Apesar dos casos de cooperação entre CDU e AfD nos patamares mais baixos da política alemã, o professor de Política Comparada na Universidade de Oxford, Matthias Dilling, alertou contra a extrapolação do que é visto em níveis locais e sua aplicação em níveis mais altos.
"A política local funciona de maneira muito diferente da do nível estadual, sem falar daquela em âmbito federal. Laços pessoais e conhecer pessoas, à vezes, são mais importantes que a afiliação partidária", disse Dilling.

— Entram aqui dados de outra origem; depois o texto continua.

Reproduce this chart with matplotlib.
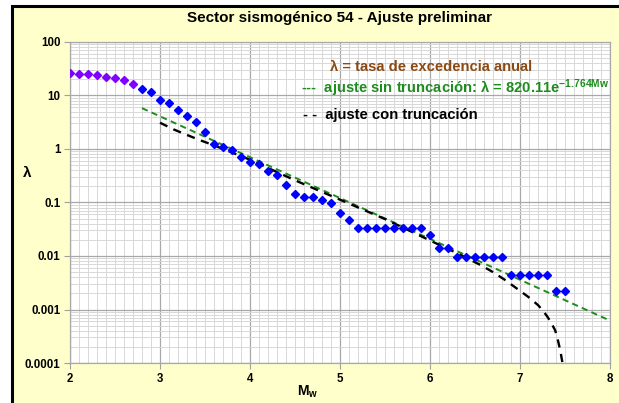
import matplotlib
matplotlib.use("Agg")
import matplotlib.pyplot as plt
from matplotlib.patches import Rectangle
from matplotlib.ticker import MultipleLocator, LogLocator, FixedLocator, FixedFormatter, NullFormatter

plt.rcParams['font.family'] = ['Liberation Sans', 'DejaVu Sans']
plt.rcParams['mathtext.fontset'] = 'custom'
plt.rcParams['mathtext.rm'] = 'Liberation Sans'
plt.rcParams['mathtext.bf'] = 'Liberation Sans:bold'
plt.rcParams['mathtext.it'] = 'Liberation Sans:italic'

# ---------------- data ----------------
# observed annual exceedance rates (first group drawn in purple)
mw_low = [2.0, 2.1, 2.2, 2.3, 2.4, 2.5, 2.6, 2.7]
lam_low = [26.0, 25.5, 24.9, 23.9, 22.5, 21.2, 19.2, 16.6]

mw_obs = [2.8, 2.9, 3.0, 3.1, 3.2, 3.3, 3.4, 3.5, 3.6, 3.7, 3.8, 3.9,
          4.0, 4.1, 4.2, 4.3, 4.4, 4.5, 4.6, 4.7, 4.8, 4.9, 5.0, 5.1,
          5.2, 5.3, 5.4, 5.5, 5.6, 5.7, 5.8, 5.9, 6.0, 6.1, 6.2,
          6.3, 6.4, 6.5, 6.6, 6.7, 6.8, 6.9, 7.0, 7.1, 7.2, 7.3, 7.4, 7.5]
lam_obs = [13.4, 11.5, 8.3, 7.2, 5.4, 4.1, 3.2, 2.05, 1.22, 1.10, 0.96, 0.70,
           0.58, 0.52, 0.38, 0.32, 0.21, 0.146, 0.128, 0.128, 0.111, 0.097, 0.064, 0.048,
           0.033, 0.033, 0.033, 0.033, 0.033, 0.033, 0.033, 0.033, 0.0244, 0.0143, 0.0143,
           0.0095, 0.0095, 0.0095, 0.0095, 0.0095, 0.0095, 0.0045, 0.0045, 0.0045, 0.0045, 0.0045,
           0.00225, 0.00225]

# fit without truncation (straight line on semilog axes)
mw_fit = [2.8, 8.0]
lam_fit = [5.8, 0.00062]

# fit with truncation
mw_trunc = [3.0, 3.15, 3.3, 3.45, 3.6, 3.8, 4.0, 4.5, 5.0, 5.5, 6.0, 6.3, 6.56, 6.7,
            6.83, 6.96, 7.09, 7.2, 7.26, 7.31, 7.35, 7.39, 7.41, 7.43, 7.45, 7.46, 7.47, 7.48]
lam_trunc = [3.1, 2.33, 1.83, 1.45, 1.17, 0.86, 0.63, 0.26, 0.113, 0.049, 0.0195, 0.0113,
             0.0068, 0.0050, 0.0036, 0.0025, 0.00173, 0.00121, 0.00093, 0.00071, 0.00055,
             0.00041, 0.00032, 0.00023, 0.000165, 0.00013, 0.000105, 0.00008]

x_ticks = [2, 3, 4, 5, 6, 7, 8]
y_ticks = [0.0001, 0.001, 0.01, 0.1, 1, 10, 100]
y_tick_labels = ['0.0001', '0.001', '0.01', '0.1', '1', '10', '100']

title = 'Sector sismogénico 54 - Ajuste preliminar'

# ---------------- figure ----------------
W, H = 619, 403
fig = plt.figure(figsize=(W / 100, H / 100), dpi=100, facecolor='white')
frame = Rectangle((12 / W, -0.2), 1.3, 1.2 - 6 / H, transform=fig.transFigure,
                  facecolor='#FFFFCC', edgecolor='black', lw=2.2, zorder=-10)
fig.patches.append(frame)

ax = fig.add_axes([70 / W, 1 - 363 / H, 540 / W, 321 / H])
ax.set_zorder(1)
ax.set_facecolor('white')
ax.set_yscale('log')
ax.set_xlim(2, 8)
ax.set_ylim(1e-4, 100)

ax.xaxis.set_major_locator(FixedLocator(x_ticks))
ax.xaxis.set_minor_locator(MultipleLocator(0.1))
ax.yaxis.set_major_locator(FixedLocator(y_ticks))
ax.yaxis.set_major_formatter(FixedFormatter(y_tick_labels))
ax.yaxis.set_minor_locator(LogLocator(base=10, subs=range(2, 10), numticks=20))
ax.yaxis.set_minor_formatter(NullFormatter())

ax.grid(True, which='major', color='#A8A8A8', lw=0.9)
ax.grid(True, which='minor', color='#D8D8D8', lw=0.7)
ax.set_axisbelow(True)
for s in ax.spines.values():
    s.set_color('#A8A8A8')
    s.set_linewidth(0.9)

ax.tick_params(which='major', length=4, color='#A0A0A0', labelsize=8.3, pad=3)
ax.tick_params(which='minor', length=0)
for lab in ax.get_xticklabels() + ax.get_yticklabels():
    lab.set_fontweight('bold')

green = '#1E8C1E'
ax.plot(mw_fit, lam_fit, color=green, lw=1.4, ls=(0, (3.2, 2.2)), zorder=2)
ax.plot(mw_trunc, lam_trunc, color='black', lw=1.7, ls=(0, (3.5, 2.8)), zorder=2)
ax.plot(mw_low, lam_low, ls='none', marker='D', ms=4.4, color='#8000FF', mec='#8000FF', zorder=3)
ax.plot(mw_obs, lam_obs, ls='none', marker='D', ms=4.4, color='#0000FF', mec='#0000FF', zorder=3)

# ---------------- texts ----------------
def fx(px):
    return px / W

def fy(py):
    return 1 - py / H

fig.text(fx(340), fy(18), title, ha='center', va='center', fontsize=11, fontweight='bold')
fig.text(fx(27), fy(173), 'λ', ha='center', va='center', fontsize=11, fontweight='bold')
fig.text(fx(308), fy(392), r'$\mathbf{M_w}$', ha='center', va='center', fontsize=10)

fs_leg = 10.6
fig.text(fx(330), fy(67), 'λ = tasa de excedencia anual', ha='left', va='center',
         fontsize=fs_leg, fontweight='bold', color='#8B4A14', zorder=5)
fig.text(fx(301), fy(88), '---  ajuste sin truncación: λ = 820.11e$^{\\mathbf{-1.764Mw}}$',
         ha='left', va='center', fontsize=fs_leg, fontweight='bold', color=green, zorder=5)
fig.text(fx(303), fy(115), '- -  ajuste con truncación', ha='left', va='center',
         fontsize=fs_leg, fontweight='bold', color='black', zorder=5)

fig.savefig('out.png', dpi=100, facecolor='white')
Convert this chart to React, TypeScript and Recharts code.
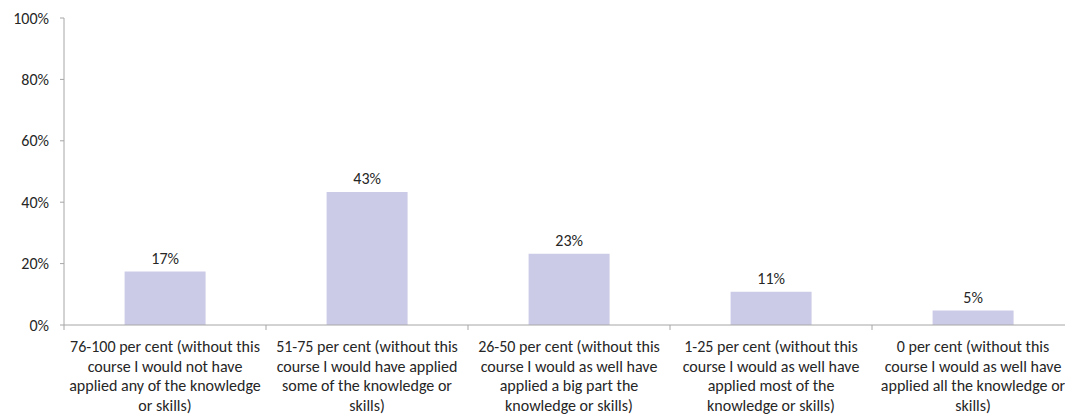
import { BarChart, Bar, XAxis, YAxis, LabelList } from 'recharts'

const categories = [
  '76-100 per cent (without this\ncourse I would not have\napplied any of the knowledge\nor skills)',
  '51-75 per cent (without this\ncourse I would have applied\nsome of the knowledge or\nskills)',
  '26-50 per cent (without this\ncourse I would as well have\napplied a big part the\nknowledge or skills)',
  '1-25 per cent (without this\ncourse I would as well have\napplied most of the\nknowledge or skills)',
  '0 per cent (without this\ncourse I would as well have\napplied all the knowledge or\nskills)',
]
const shares = [17.4, 43.3, 23.2, 10.8, 4.7]
const yTicks = [0, 20, 40, 60, 80, 100]

const data = categories.map((name, i) => ({ name, share: shares[i] }))

const CHART_W = 1080
const CHART_H = 416
const MARGIN = { top: 18, right: 6, bottom: 0, left: 0 }
const Y_AXIS_W = 64
const X_AXIS_H = 91
const BAND = (CHART_W - MARGIN.left - MARGIN.right - Y_AXIS_W) / categories.length

const AXIS = '#A6A6A6'
const TEXT = '#262626'
const FONT = 'Carlito, Calibri, Lato, sans-serif'
const FS = 16

function CategoryTick(props: any) {
  const { x, y, payload, index } = props
  const lines = String(payload.value).split('\n')
  const left = x - BAND / 2
  return (
    <g>
      <line x1={left} x2={left} y1={y} y2={y + 5} stroke={AXIS} />
      {index === categories.length - 1 && (
        <line x1={left + BAND} x2={left + BAND} y1={y} y2={y + 5} stroke={AXIS} />
      )}
      <text x={x} y={y + 27} textAnchor="middle" fill={TEXT} fontSize={FS} fontFamily={FONT}>
        {lines.map((line, i) => (
          <tspan key={i} x={x} dy={i === 0 ? 0 : 19.6}>
            {line}
          </tspan>
        ))}
      </text>
    </g>
  )
}

export default function App() {
  return (
    <div style={{ position: 'absolute', left: 0, top: 0, width: 1065, height: CHART_H, overflow: 'hidden', background: '#fff' }}>
      <BarChart width={CHART_W} height={CHART_H} data={data} margin={MARGIN} barCategoryGap="30%">
        <XAxis
          dataKey="name"
          interval={0}
          height={X_AXIS_H}
          stroke={AXIS}
          tickLine={false}
          tickSize={0}
          tickMargin={0}
          tick={<CategoryTick />}
        />
        <YAxis
          domain={[0, 100]}
          ticks={yTicks}
          width={Y_AXIS_W}
          stroke={AXIS}
          tickSize={4}
          tickMargin={11}
          tickFormatter={(v) => `${v}%`}
          tick={{ fill: TEXT, fontSize: FS, fontFamily: FONT }}
        />
        <Bar dataKey="share" fill="#CBCBE8" isAnimationActive={false}>
          <LabelList
            dataKey="share"
            position="top"
            offset={8}
            formatter={(v: any) => `${Math.round(Number(v))}%`}
            fill={TEXT}
            fontSize={FS}
            fontFamily={FONT}
          />
        </Bar>
      </BarChart>
    </div>
  )
}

A perspectiva de a CDU manter conversações com a AfD na Turíngia, no entanto, levantou mais preocupações do que em outras regiões da Alemanha. Höcke, o líder da AfD na Turíngia, também está a frente da ala nacionalista extremista do partido, da qual até alguns populistas de direita têm se distanciado. As ações de política estadual também podem ser significativamente mais consequentes para a política nacional.
Espectro conservador
Com as eleições federais de 2021 em mente, a maior parte dos conservadores da CDU deseja redefinir seu perfil com uma provável leve guinada para a direita na próxima campanha eleitoral.
Dillinger avaliou, porém, que a cooperação entre CDU e AfD nos níveis estaduais e federal permanece improvável. Mesmo dentro do conceito de conservadorismo, os partidos possuem diferenças substanciais.
Enquanto o conservadorismo da CDU segue uma tradição cristã, por exemplo, o que alguns membros da AfD chamam de conservadorismo está muito mais próximo do conservadorismo nacionalista e de posições da direita radical.
"Demarcar-se da AfD, em vez de cooperar com ela, pode ajudar a CDU a melhorar seu perfil, esclarecendo: 'é isso o que defendemos; isso é o que é inaceitável para nós'", disse Dilling à DW. "A cooperação com a AfD pode apenas reforçar a crítica à vicissitude ideológica pela qual a CDU tem sido criticada nos últimos anos. Isso pode ajudar a levar em consideração as preocupações do eleitores decepcionados sem, por sua vez, alienar os eleitores do centro", acrescentou o especialista.